## GOAL
Every entry must be repeated exactly. Exclude all pictures.

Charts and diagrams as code
------------
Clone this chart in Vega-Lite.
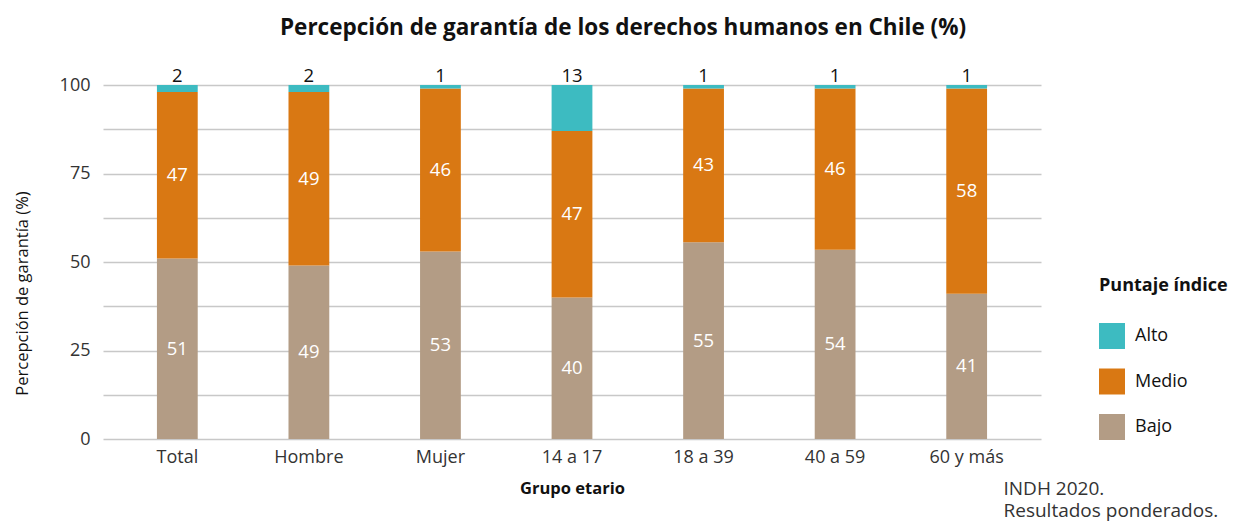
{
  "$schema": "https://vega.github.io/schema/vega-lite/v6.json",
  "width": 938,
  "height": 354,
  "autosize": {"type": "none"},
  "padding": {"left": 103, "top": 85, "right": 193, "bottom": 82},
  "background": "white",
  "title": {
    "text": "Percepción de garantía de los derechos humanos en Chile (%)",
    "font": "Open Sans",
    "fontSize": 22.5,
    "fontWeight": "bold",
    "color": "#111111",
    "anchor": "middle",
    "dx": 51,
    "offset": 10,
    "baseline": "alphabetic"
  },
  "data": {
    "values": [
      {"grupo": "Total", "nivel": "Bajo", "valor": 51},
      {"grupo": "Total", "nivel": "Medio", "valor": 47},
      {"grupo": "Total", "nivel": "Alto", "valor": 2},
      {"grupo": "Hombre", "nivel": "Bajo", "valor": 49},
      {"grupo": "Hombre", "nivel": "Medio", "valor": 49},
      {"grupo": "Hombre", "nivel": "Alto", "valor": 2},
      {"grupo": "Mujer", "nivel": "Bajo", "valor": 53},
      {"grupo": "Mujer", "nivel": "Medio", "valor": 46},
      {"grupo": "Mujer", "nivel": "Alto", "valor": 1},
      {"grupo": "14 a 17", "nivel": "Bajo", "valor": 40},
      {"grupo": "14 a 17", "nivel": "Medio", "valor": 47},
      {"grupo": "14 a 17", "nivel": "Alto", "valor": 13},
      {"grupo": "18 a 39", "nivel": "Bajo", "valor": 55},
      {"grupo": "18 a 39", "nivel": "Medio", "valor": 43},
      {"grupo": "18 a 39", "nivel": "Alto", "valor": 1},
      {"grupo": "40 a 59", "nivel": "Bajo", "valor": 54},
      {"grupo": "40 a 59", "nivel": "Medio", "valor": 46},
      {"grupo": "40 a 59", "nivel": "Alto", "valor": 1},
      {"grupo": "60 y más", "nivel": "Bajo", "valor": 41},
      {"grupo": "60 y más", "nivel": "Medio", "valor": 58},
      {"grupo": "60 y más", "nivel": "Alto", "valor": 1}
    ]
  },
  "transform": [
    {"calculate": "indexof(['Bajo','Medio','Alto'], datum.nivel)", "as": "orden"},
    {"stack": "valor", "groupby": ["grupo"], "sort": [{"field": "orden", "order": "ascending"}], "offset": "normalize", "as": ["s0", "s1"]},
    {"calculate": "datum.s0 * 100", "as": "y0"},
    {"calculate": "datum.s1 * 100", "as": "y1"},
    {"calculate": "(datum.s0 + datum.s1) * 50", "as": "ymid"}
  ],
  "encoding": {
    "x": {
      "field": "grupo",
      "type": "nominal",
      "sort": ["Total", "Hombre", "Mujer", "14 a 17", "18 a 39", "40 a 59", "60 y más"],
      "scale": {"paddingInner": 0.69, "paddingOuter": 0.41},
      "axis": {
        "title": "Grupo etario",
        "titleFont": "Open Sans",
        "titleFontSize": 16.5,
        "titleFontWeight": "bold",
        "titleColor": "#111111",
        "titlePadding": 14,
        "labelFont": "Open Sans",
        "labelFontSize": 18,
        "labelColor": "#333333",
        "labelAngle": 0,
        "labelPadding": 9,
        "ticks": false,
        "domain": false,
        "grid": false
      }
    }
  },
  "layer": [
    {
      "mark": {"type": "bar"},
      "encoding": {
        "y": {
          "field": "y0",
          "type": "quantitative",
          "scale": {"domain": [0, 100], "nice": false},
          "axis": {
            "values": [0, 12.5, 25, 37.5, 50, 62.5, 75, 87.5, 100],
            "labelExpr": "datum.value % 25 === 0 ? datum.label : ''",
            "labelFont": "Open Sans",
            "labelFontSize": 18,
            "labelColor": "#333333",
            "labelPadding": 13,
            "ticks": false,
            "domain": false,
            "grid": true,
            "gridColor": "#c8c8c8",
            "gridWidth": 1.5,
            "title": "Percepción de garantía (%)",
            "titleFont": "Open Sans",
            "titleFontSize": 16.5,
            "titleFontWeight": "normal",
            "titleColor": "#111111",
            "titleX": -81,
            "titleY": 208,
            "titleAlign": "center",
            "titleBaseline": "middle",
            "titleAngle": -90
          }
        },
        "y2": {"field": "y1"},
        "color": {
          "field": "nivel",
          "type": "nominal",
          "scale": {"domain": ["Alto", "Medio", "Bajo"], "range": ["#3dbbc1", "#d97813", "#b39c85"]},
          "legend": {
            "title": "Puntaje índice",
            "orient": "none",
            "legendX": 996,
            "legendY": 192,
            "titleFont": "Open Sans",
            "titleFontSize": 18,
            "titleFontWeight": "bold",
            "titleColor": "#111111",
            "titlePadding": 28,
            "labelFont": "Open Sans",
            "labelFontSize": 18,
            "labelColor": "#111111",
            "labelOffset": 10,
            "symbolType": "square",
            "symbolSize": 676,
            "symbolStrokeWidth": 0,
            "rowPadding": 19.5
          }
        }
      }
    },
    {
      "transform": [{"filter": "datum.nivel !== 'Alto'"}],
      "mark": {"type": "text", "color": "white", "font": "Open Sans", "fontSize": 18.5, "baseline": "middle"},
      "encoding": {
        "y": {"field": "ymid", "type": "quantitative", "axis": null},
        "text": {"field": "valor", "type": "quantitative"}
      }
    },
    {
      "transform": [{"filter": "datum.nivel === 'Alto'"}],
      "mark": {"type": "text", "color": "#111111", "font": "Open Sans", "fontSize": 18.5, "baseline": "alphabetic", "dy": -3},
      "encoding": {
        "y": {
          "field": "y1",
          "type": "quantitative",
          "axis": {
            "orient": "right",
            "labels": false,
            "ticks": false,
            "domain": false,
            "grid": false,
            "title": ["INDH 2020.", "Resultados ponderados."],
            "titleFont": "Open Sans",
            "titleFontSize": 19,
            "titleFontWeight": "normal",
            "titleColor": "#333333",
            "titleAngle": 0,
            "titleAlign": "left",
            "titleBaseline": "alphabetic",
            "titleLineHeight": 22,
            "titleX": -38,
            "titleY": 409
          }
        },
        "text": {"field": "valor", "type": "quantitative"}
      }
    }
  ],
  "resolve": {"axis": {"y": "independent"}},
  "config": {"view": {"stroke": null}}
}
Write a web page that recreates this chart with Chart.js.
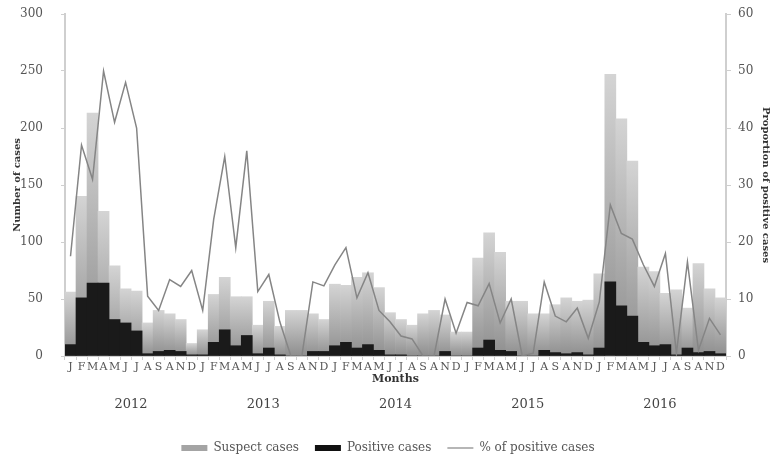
------------
## SOLVED PROBLEM
Clone this chart in Vega-Lite.
{
  "$schema": "https://vega.github.io/schema/vega-lite/v6.json",
  "width": 938,
  "height": 354,
  "autosize": {"type": "none"},
  "padding": {"left": 103, "top": 85, "right": 193, "bottom": 82},
  "background": "white",
  "title": {
    "text": "Percepción de garantía de los derechos humanos en Chile (%)",
    "font": "Open Sans",
    "fontSize": 22.5,
    "fontWeight": "bold",
    "color": "#111111",
    "anchor": "middle",
    "dx": 51,
    "offset": 10,
    "baseline": "alphabetic"
  },
  "data": {
    "values": [
      {"grupo": "Total", "nivel": "Bajo", "valor": 51},
      {"grupo": "Total", "nivel": "Medio", "valor": 47},
      {"grupo": "Total", "nivel": "Alto", "valor": 2},
      {"grupo": "Hombre", "nivel": "Bajo", "valor": 49},
      {"grupo": "Hombre", "nivel": "Medio", "valor": 49},
      {"grupo": "Hombre", "nivel": "Alto", "valor": 2},
      {"grupo": "Mujer", "nivel": "Bajo", "valor": 53},
      {"grupo": "Mujer", "nivel": "Medio", "valor": 46},
      {"grupo": "Mujer", "nivel": "Alto", "valor": 1},
      {"grupo": "14 a 17", "nivel": "Bajo", "valor": 40},
      {"grupo": "14 a 17", "nivel": "Medio", "valor": 47},
      {"grupo": "14 a 17", "nivel": "Alto", "valor": 13},
      {"grupo": "18 a 39", "nivel": "Bajo", "valor": 55},
      {"grupo": "18 a 39", "nivel": "Medio", "valor": 43},
      {"grupo": "18 a 39", "nivel": "Alto", "valor": 1},
      {"grupo": "40 a 59", "nivel": "Bajo", "valor": 54},
      {"grupo": "40 a 59", "nivel": "Medio", "valor": 46},
      {"grupo": "40 a 59", "nivel": "Alto", "valor": 1},
      {"grupo": "60 y más", "nivel": "Bajo", "valor": 41},
      {"grupo": "60 y más", "nivel": "Medio", "valor": 58},
      {"grupo": "60 y más", "nivel": "Alto", "valor": 1}
    ]
  },
  "transform": [
    {"calculate": "indexof(['Bajo','Medio','Alto'], datum.nivel)", "as": "orden"},
    {"stack": "valor", "groupby": ["grupo"], "sort": [{"field": "orden", "order": "ascending"}], "offset": "normalize", "as": ["s0", "s1"]},
    {"calculate": "datum.s0 * 100", "as": "y0"},
    {"calculate": "datum.s1 * 100", "as": "y1"},
    {"calculate": "(datum.s0 + datum.s1) * 50", "as": "ymid"}
  ],
  "encoding": {
    "x": {
      "field": "grupo",
      "type": "nominal",
      "sort": ["Total", "Hombre", "Mujer", "14 a 17", "18 a 39", "40 a 59", "60 y más"],
      "scale": {"paddingInner": 0.69, "paddingOuter": 0.41},
      "axis": {
        "title": "Grupo etario",
        "titleFont": "Open Sans",
        "titleFontSize": 16.5,
        "titleFontWeight": "bold",
        "titleColor": "#111111",
        "titlePadding": 14,
        "labelFont": "Open Sans",
        "labelFontSize": 18,
        "labelColor": "#333333",
        "labelAngle": 0,
        "labelPadding": 9,
        "ticks": false,
        "domain": false,
        "grid": false
      }
    }
  },
  "layer": [
    {
      "mark": {"type": "bar"},
      "encoding": {
        "y": {
          "field": "y0",
          "type": "quantitative",
          "scale": {"domain": [0, 100], "nice": false},
          "axis": {
            "values": [0, 12.5, 25, 37.5, 50, 62.5, 75, 87.5, 100],
            "labelExpr": "datum.value % 25 === 0 ? datum.label : ''",
            "labelFont": "Open Sans",
            "labelFontSize": 18,
            "labelColor": "#333333",
            "labelPadding": 13,
            "ticks": false,
            "domain": false,
            "grid": true,
            "gridColor": "#c8c8c8",
            "gridWidth": 1.5,
            "title": "Percepción de garantía (%)",
            "titleFont": "Open Sans",
            "titleFontSize": 16.5,
            "titleFontWeight": "normal",
            "titleColor": "#111111",
            "titleX": -81,
            "titleY": 208,
            "titleAlign": "center",
            "titleBaseline": "middle",
            "titleAngle": -90
          }
        },
        "y2": {"field": "y1"},
        "color": {
          "field": "nivel",
          "type": "nominal",
          "scale": {"domain": ["Alto", "Medio", "Bajo"], "range": ["#3dbbc1", "#d97813", "#b39c85"]},
          "legend": {
            "title": "Puntaje índice",
            "orient": "none",
            "legendX": 996,
            "legendY": 192,
            "titleFont": "Open Sans",
            "titleFontSize": 18,
            "titleFontWeight": "bold",
            "titleColor": "#111111",
            "titlePadding": 28,
            "labelFont": "Open Sans",
            "labelFontSize": 18,
            "labelColor": "#111111",
            "labelOffset": 10,
            "symbolType": "square",
            "symbolSize": 676,
            "symbolStrokeWidth": 0,
            "rowPadding": 19.5
          }
        }
      }
    },
    {
      "transform": [{"filter": "datum.nivel !== 'Alto'"}],
      "mark": {"type": "text", "color": "white", "font": "Open Sans", "fontSize": 18.5, "baseline": "middle"},
      "encoding": {
        "y": {"field": "ymid", "type": "quantitative", "axis": null},
        "text": {"field": "valor", "type": "quantitative"}
      }
    },
    {
      "transform": [{"filter": "datum.nivel === 'Alto'"}],
      "mark": {"type": "text", "color": "#111111", "font": "Open Sans", "fontSize": 18.5, "baseline": "alphabetic", "dy": -3},
      "encoding": {
        "y": {
          "field": "y1",
          "type": "quantitative",
          "axis": {
            "orient": "right",
            "labels": false,
            "ticks": false,
            "domain": false,
            "grid": false,
            "title": ["INDH 2020.", "Resultados ponderados."],
            "titleFont": "Open Sans",
            "titleFontSize": 19,
            "titleFontWeight": "normal",
            "titleColor": "#333333",
            "titleAngle": 0,
            "titleAlign": "left",
            "titleBaseline": "alphabetic",
            "titleLineHeight": 22,
            "titleX": -38,
            "titleY": 409
          }
        },
        "text": {"field": "valor", "type": "quantitative"}
      }
    }
  ],
  "resolve": {"axis": {"y": "independent"}},
  "config": {"view": {"stroke": null}}
}
Write a web page that recreates this chart with Chart.js.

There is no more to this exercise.